Nature conservation organisation Wild Moors has voiced concern over the Conservative Party’s suggestion that it will reduce the focus and powers of Natural England, the environmental watchdog responsible for safeguarding some of the country’s most important nature sites.

The proposal, revealed in the party’s manifesto launched today, suggests it will slim down the powers of the regulator and remove some of its independence if the Conservatives win the upcoming general election. Natural England plays a critical role in protecting and restoring many upland nature sites, including peatlands, which are the country’s largest natural carbon stores on land and are home to vulnerable wildlife.

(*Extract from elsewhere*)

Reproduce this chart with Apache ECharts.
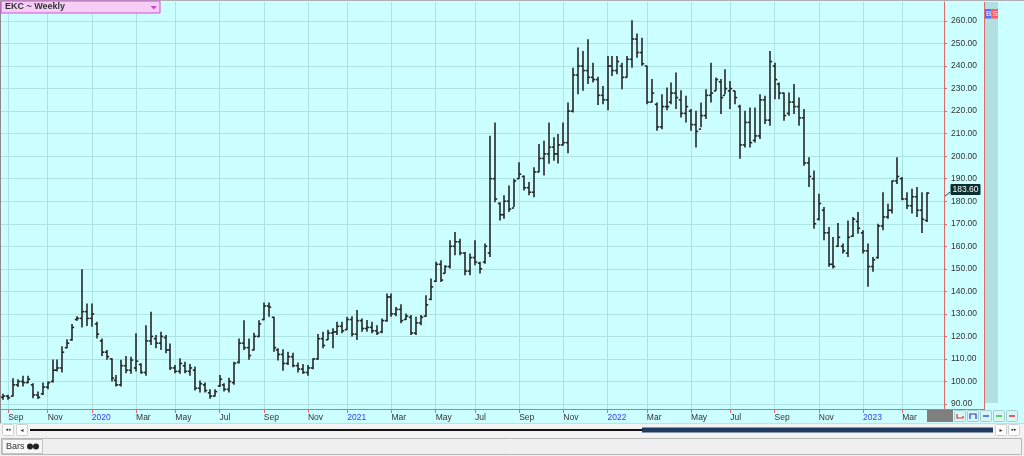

Wild Moors, which works to restore nature in the uplands, has highlighted that these proposals not only risk landscape protection, but also undermine several positive environmental commitments outlined in the Conservative Party’s manifesto.

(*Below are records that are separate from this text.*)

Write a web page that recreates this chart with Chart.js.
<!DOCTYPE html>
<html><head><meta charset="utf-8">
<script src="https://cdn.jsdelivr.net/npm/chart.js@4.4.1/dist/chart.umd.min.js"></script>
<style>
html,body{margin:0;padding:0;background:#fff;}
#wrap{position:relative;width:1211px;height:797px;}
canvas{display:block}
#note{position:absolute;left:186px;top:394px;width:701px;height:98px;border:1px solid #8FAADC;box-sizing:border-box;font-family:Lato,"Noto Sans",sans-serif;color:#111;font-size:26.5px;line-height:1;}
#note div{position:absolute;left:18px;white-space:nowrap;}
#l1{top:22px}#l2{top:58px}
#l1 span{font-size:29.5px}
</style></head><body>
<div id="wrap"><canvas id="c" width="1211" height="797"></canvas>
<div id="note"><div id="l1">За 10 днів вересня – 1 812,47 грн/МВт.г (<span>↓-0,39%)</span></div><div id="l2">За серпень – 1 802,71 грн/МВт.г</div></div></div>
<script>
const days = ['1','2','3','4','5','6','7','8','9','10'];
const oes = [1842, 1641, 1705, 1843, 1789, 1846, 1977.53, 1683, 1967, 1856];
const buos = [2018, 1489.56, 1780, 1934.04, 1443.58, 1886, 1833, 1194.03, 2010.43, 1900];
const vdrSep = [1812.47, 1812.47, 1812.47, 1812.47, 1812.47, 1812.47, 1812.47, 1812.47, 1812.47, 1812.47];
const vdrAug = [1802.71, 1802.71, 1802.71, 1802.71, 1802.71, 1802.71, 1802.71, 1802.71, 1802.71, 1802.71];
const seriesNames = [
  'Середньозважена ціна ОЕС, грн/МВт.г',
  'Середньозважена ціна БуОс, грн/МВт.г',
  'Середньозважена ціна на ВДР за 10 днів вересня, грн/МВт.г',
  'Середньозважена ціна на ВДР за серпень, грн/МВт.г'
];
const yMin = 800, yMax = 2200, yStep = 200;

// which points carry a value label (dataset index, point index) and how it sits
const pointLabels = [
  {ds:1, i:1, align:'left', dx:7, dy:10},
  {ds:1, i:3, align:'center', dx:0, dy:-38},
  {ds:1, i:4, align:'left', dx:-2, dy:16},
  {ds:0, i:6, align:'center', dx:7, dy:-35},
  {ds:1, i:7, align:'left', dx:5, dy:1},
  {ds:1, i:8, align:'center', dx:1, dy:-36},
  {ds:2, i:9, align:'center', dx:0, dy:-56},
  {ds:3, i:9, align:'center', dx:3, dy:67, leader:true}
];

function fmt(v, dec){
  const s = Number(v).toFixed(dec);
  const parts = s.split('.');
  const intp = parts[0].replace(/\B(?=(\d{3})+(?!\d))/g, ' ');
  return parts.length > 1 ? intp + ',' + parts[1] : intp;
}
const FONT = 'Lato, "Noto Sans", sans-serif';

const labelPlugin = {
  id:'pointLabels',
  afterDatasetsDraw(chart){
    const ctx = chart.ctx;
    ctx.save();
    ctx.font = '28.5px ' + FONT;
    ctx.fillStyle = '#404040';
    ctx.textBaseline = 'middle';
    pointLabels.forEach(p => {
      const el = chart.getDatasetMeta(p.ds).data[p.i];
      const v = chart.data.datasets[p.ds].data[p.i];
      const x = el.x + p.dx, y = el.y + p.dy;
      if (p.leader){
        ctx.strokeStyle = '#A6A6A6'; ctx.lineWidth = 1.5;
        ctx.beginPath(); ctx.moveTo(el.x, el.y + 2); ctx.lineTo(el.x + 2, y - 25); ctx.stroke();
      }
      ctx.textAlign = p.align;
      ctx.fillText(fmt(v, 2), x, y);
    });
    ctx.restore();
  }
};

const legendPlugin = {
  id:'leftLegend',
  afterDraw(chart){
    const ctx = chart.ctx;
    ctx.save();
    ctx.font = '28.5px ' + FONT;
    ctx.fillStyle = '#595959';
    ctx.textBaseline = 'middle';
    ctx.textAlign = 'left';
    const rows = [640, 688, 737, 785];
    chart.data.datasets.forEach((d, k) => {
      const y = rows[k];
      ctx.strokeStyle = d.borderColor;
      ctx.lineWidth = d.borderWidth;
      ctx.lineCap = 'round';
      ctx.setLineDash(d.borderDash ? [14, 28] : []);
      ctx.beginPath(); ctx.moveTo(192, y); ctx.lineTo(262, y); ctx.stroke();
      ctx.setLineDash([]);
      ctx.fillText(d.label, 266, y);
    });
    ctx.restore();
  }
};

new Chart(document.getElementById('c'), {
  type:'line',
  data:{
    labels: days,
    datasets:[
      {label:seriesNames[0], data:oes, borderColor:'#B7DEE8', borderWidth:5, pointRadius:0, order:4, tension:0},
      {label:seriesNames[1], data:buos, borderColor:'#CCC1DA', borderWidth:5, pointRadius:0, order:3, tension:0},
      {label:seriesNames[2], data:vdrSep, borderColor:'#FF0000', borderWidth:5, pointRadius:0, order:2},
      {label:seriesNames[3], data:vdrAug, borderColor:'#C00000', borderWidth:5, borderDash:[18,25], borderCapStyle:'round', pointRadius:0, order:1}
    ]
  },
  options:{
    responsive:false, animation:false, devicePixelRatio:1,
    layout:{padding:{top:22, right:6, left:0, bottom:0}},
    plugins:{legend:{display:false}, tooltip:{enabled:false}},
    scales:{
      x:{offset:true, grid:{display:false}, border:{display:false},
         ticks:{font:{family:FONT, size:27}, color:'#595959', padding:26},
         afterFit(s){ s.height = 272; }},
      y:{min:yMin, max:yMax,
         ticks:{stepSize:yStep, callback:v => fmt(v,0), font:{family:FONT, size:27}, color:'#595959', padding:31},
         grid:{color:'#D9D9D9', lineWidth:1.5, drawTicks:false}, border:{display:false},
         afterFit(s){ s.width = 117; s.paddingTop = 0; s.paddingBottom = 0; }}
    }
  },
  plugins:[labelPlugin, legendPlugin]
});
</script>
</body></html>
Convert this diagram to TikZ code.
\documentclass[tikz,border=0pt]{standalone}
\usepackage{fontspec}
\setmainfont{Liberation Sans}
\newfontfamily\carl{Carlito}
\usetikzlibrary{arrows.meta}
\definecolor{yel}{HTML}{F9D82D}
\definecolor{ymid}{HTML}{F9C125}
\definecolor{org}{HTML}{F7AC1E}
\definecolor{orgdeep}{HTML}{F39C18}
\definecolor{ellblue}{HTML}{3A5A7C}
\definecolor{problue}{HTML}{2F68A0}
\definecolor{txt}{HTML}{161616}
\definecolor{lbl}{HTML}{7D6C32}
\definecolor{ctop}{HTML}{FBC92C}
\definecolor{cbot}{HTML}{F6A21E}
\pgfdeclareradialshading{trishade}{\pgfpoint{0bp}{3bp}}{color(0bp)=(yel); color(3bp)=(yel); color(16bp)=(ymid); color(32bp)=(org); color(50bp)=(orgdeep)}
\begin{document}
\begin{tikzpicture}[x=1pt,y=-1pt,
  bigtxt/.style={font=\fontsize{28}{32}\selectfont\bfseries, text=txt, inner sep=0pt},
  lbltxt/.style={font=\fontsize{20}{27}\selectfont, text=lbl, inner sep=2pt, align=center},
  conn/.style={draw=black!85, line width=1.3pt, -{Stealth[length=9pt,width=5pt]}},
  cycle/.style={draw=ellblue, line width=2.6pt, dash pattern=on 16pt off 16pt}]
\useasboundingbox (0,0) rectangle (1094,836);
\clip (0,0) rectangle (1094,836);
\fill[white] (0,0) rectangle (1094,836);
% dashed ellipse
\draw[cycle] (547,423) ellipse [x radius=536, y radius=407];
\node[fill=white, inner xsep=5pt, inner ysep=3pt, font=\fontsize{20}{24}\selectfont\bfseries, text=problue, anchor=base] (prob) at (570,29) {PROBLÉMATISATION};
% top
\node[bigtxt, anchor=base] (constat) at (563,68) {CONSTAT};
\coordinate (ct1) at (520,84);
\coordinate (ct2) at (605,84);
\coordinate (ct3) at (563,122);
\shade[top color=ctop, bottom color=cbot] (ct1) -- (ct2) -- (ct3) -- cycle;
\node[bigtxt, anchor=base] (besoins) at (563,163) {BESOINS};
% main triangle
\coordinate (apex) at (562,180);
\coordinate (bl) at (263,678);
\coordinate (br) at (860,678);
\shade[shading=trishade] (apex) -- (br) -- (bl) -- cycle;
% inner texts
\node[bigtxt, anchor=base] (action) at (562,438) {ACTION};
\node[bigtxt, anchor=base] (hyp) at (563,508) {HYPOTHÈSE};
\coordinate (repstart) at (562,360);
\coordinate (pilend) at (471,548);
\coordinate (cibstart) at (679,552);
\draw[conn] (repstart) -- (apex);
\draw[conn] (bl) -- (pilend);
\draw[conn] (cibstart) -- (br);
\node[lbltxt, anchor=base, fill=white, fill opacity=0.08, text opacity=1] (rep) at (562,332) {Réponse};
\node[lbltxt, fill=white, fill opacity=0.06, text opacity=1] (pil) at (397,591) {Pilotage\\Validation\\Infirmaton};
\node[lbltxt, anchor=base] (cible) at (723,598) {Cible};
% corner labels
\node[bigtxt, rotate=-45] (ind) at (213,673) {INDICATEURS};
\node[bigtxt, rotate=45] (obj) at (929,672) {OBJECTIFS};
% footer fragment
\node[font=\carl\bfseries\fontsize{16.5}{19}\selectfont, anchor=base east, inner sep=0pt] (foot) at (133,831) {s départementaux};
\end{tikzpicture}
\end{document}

This includes expanding tree planting and peatland restoration through the successful Nature for Climate fund, which has already led to the restoration of thousands of hectares of upland peatland and planting of native broadleaf woodlands.

Another is adopting a more localised, catchment-based approach to water management that leverages nature-based solutions. Given that 70% of drinking water originates in upland areas, enhancing water quality through nature restoration is vital. This approach also offers many co-benefits, such as improved carbon storage, biodiversity, natural flood management and increased resilience of upland landscapes to wildfire risk.

Wild Moors says that these positive steps towards nature restoration must be coupled with a well-resourced, independent and effective regulator. Enhancing the uplands requires incentivising landowners which engage in nature restoration and sustainable management while penalising those which harm the environment, the organisation adds.